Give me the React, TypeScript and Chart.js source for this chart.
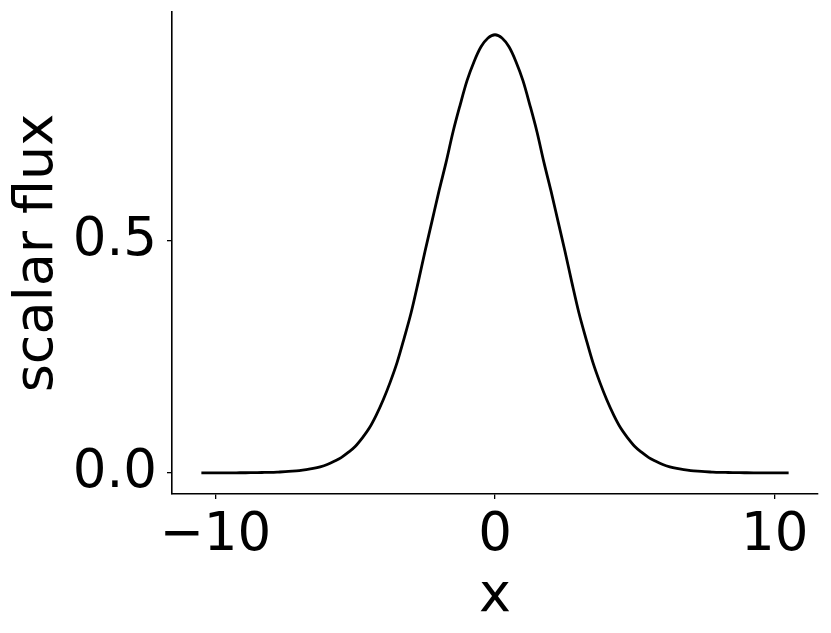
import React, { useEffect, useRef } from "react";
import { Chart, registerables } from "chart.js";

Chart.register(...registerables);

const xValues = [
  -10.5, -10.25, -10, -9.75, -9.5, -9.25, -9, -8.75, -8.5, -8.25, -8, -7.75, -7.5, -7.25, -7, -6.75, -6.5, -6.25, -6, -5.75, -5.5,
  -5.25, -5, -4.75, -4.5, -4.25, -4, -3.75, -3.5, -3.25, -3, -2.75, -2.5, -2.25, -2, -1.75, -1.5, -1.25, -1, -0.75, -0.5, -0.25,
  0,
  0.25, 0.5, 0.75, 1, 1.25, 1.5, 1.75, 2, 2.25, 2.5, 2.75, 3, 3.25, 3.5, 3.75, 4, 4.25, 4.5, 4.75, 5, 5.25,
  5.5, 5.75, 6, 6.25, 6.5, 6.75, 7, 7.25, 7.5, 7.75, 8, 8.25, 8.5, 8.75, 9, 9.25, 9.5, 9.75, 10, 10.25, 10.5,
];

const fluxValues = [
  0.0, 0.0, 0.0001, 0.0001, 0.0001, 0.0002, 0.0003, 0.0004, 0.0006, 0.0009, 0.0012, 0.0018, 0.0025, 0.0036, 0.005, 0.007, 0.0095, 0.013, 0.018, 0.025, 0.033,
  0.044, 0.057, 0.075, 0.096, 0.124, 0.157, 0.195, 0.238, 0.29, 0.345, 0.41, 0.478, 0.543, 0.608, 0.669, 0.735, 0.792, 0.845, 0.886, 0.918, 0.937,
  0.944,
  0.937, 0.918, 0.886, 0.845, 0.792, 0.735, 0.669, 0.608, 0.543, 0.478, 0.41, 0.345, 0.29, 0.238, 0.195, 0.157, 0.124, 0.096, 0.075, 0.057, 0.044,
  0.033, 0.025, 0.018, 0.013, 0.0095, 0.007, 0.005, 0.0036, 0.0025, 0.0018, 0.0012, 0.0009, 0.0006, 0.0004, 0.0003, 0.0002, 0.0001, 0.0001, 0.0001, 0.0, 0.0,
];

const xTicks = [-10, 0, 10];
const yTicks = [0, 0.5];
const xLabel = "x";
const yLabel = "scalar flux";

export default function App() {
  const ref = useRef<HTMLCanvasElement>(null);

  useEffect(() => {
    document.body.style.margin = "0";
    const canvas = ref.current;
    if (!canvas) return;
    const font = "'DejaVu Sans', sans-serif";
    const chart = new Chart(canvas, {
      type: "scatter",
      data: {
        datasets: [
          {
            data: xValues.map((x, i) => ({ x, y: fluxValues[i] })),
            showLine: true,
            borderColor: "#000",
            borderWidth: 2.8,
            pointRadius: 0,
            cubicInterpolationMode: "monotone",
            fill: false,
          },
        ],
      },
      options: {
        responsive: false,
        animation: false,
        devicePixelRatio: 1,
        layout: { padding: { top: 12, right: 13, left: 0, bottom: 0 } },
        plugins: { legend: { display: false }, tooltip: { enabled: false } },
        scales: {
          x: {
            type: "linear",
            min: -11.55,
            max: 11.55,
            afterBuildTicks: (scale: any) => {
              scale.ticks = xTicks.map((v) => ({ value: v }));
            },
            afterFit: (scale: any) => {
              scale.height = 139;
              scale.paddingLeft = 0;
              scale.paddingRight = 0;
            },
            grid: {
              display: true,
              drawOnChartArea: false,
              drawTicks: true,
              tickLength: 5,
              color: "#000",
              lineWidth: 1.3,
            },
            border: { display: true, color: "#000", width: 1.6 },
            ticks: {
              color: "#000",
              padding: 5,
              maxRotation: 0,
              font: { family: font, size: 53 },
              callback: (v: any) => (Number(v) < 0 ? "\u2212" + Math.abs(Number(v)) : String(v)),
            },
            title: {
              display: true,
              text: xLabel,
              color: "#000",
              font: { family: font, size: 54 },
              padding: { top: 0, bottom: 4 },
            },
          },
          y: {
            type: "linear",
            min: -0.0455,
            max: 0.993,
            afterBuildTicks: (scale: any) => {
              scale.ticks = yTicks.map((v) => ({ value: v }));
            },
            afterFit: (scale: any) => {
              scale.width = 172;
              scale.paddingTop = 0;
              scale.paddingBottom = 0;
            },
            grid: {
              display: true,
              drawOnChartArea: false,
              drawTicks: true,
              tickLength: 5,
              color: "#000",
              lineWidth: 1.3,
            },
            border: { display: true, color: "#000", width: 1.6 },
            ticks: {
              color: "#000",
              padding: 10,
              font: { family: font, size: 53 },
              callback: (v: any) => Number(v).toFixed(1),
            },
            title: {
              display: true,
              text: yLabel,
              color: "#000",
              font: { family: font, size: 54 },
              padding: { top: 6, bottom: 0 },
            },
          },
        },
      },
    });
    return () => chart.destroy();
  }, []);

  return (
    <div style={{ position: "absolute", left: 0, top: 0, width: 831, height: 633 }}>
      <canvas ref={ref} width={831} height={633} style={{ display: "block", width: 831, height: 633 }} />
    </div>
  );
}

Directions:
Repeat the lines exactly as they stand, from the opening line of the data through the line with "Chart.register(...registerables);". Pictures stay out of the copy.

Result of this task:
Give me the React, TypeScript and Chart.js source for this chart.
import React, { useEffect, useRef } from "react";
import { Chart, registerables } from "chart.js";

Chart.register(...registerables);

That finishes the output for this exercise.